Subject: ghostscript goes GPL
To: None <tech-pkg@NetBSD.org>
From: Thomas Klausner <wiz@NetBSD.org>
List: tech-pkg
Date: 06/17/2006 11:32:32
It was recently announced that ghostscript (the leading edge
version) is available as GPL. Perhaps we can get rid of some of
our many ghostscript packages now?

http://advogato.org/person/raph/diary.html?start=411

7 Jun 2006  »

  Ghostscript leading edge is now GPL!

  I have some great news to report. The leading edge of Ghostscript
  development is now under GPL license, as is the latest release,
  Ghostscript 8.54.

  By switching to the GPL, we're reaffirming our commitment to the
  free software world.
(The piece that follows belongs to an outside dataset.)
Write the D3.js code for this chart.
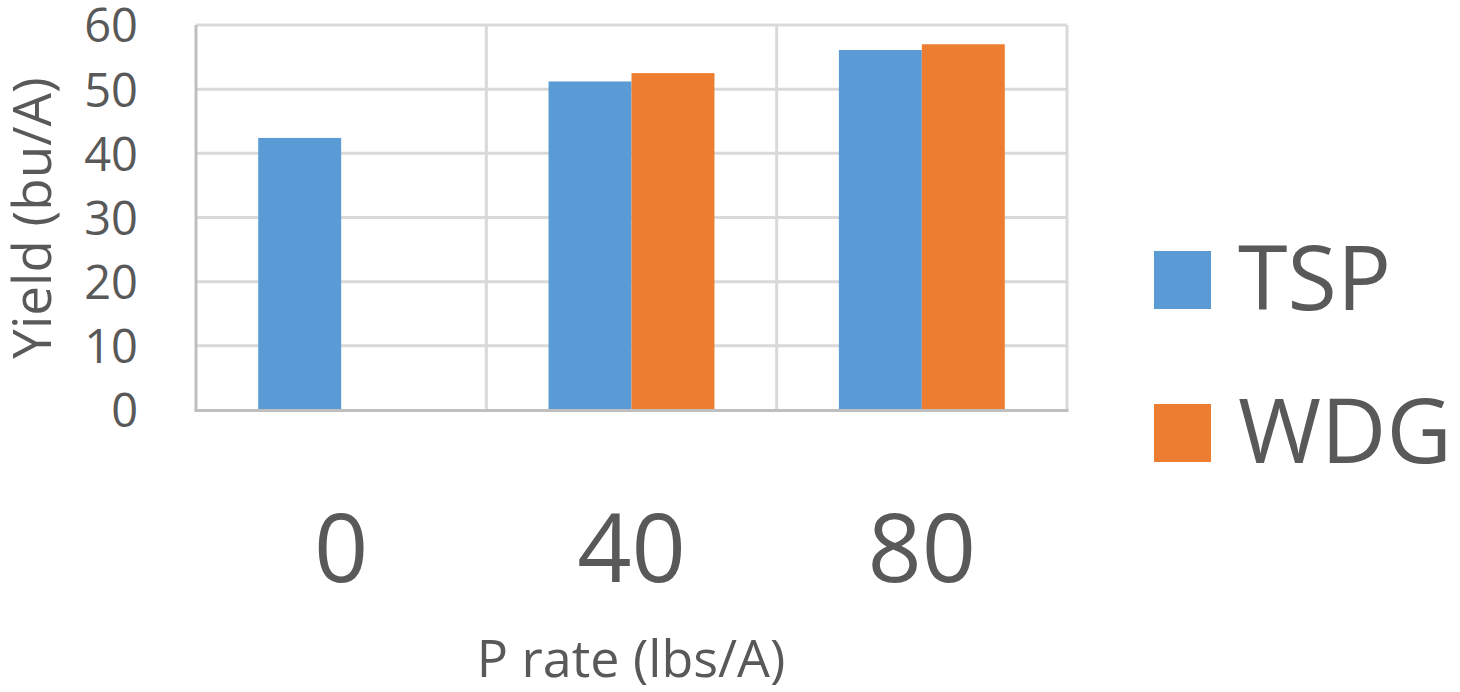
<!DOCTYPE html>
<html>
<head>
<meta charset="utf-8">
<script src="https://cdn.jsdelivr.net/npm/d3@7"></script>
<style>
  html, body { margin: 0; padding: 0; background: #fff; }
  svg { display: block; }
  text { font-family: "Open Sans", "Noto Sans", sans-serif; fill: #595959; }
</style>
</head>
<body>
<svg id="chart" width="1460" height="692"></svg>
<script>
const categories = ["0", "40", "80"];
const seriesNames = ["TSP", "WDG"];
const tspValues = [42.4, 51.2, 56.1];
const wdgValues = [null, 52.5, 57.0];
const yTicks = [0, 10, 20, 30, 40, 50, 60];
const colors = ["#5B9BD5", "#ED7D31"];
const xTitle = "P rate (lbs/A)";
const yTitle = "Yield (bu/A)";

const seriesValues = [tspValues, wdgValues];
const svg = d3.select("#chart");

const plot = { left: 196, right: 1067, top: 25, bottom: 410 };

const x0 = d3.scaleBand().domain(categories).range([plot.left, plot.right]).padding(0);
const x1 = d3.scaleBand().domain(seriesNames).range([0, x0.bandwidth()])
  .paddingInner(0).paddingOuter(0.75);
const y = d3.scaleLinear().domain([0, 60]).range([plot.bottom, plot.top]);

// horizontal gridlines
svg.append("g").selectAll("line").data(yTicks.filter(d => d > 0)).join("line")
  .attr("x1", plot.left).attr("x2", plot.right)
  .attr("y1", d => y(d)).attr("y2", d => y(d))
  .attr("stroke", "#D9D9D9").attr("stroke-width", 3);

// vertical category separators
const seps = categories.slice(1).map(c => x0(c)).concat([plot.right]);
svg.append("g").selectAll("line").data(seps).join("line")
  .attr("x1", d => d).attr("x2", d => d)
  .attr("y1", plot.top).attr("y2", plot.bottom)
  .attr("stroke", "#D9D9D9").attr("stroke-width", 3);

// bars
const barData = [];
categories.forEach((c, i) => {
  seriesNames.forEach((s, j) => {
    const v = seriesValues[j][i];
    if (v != null) barData.push({ c, s, v, color: colors[j] });
  });
});
svg.append("g").selectAll("rect").data(barData).join("rect")
  .attr("x", d => x0(d.c) + x1(d.s))
  .attr("width", x1.bandwidth())
  .attr("y", d => y(d.v))
  .attr("height", d => y(0) - y(d.v))
  .attr("fill", d => d.color);

// left axis line
svg.append("line")
  .attr("x1", plot.left).attr("x2", plot.left)
  .attr("y1", plot.top).attr("y2", plot.bottom + 1.5)
  .attr("stroke", "#BFBFBF").attr("stroke-width", 3);
// bottom axis line
svg.append("line")
  .attr("x1", plot.left - 1.5).attr("x2", plot.right + 1.5)
  .attr("y1", plot.bottom + 0.5).attr("y2", plot.bottom + 0.5)
  .attr("stroke", "#BFBFBF").attr("stroke-width", 3);

// y tick labels
const yAxis = d3.axisLeft(y).tickValues(yTicks).tickSize(0).tickPadding(0);
const yg = svg.append("g").attr("transform", `translate(138,0)`).call(yAxis);
yg.select(".domain").remove();
yg.selectAll("text")
  .attr("font-size", 47).attr("fill", "#595959")
  .attr("font-family", "'Open Sans', 'Noto Sans', sans-serif")
  .attr("dy", "0.36em");

// x tick labels
const xAxis = d3.axisBottom(x0).tickSize(0).tickPadding(0);
const xg = svg.append("g").attr("transform", `translate(0,582)`).call(xAxis);
xg.select(".domain").remove();
xg.selectAll("text")
  .attr("font-size", 95).attr("fill", "#595959")
  .attr("font-family", "'Open Sans', 'Noto Sans', sans-serif")
  .attr("dy", 0).attr("y", 0);

// axis titles
svg.append("text")
  .attr("x", 631).attr("y", 677)
  .attr("text-anchor", "middle").attr("font-size", 52)
  .text(xTitle);

svg.append("text")
  .attr("transform", "translate(51,218) rotate(-90)")
  .attr("text-anchor", "middle").attr("font-size", 53)
  .text(yTitle);

// legend
const legendY = [251, 404];
const lg = svg.append("g").selectAll("g").data(seriesNames).join("g")
  .attr("transform", (d, i) => `translate(1154,${legendY[i]})`);
lg.append("rect").attr("width", 57).attr("height", 58)
  .attr("fill", (d, i) => colors[i]);
lg.append("text").attr("x", 84).attr("y", 59)
  .attr("font-size", 90).text(d => d);
</script>
</body>
</html>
One big reason for this decision was to
  reduce the lead time between bugs being fixed in the development
  tree and users seeing the fixes, especially those users dependent
  on Linux distributions.

  Moving forward, we'd also like to resolve the effective fork with
  "ESP Ghostscript," so that our development tree is suitable
  directly for use in Linux distributions without a lot of extra
  patches. It would be very nice if all the GPL patches could be
  incorporated into the main tree without any license restrictions
  (which means that we need copyright assignment), but realistically,
  we'll still have to implement an apartheid system of some kind,
  so that a GPL-only subdirectory exists that gets deleted out of
  our commercial releases.

  As Raph Giles has posted recently, we're looking for a person to
  oversee this integration work, and to work more closely with the
  distributions and others in the free software community. Please
  let either of us know if you're interested. This might also be
  a good time to remind people of our "bug bounty" program, which
  pays a nice little bonus for fixing bugs in our tracker marked
  with the "bountiable" keyword.

  We haven't been getting a lot of development work from the free
  community recently, but we continue to get extremely valuable
  testing, patching, and other quality assurance. Thanks again to
  everybody in the community for this - it's much appreciated, and
  putting our leading edge development branch into GPL is one way
  of saying "thank you." I'm excited about the potential for working
  more closely with people in the free software world.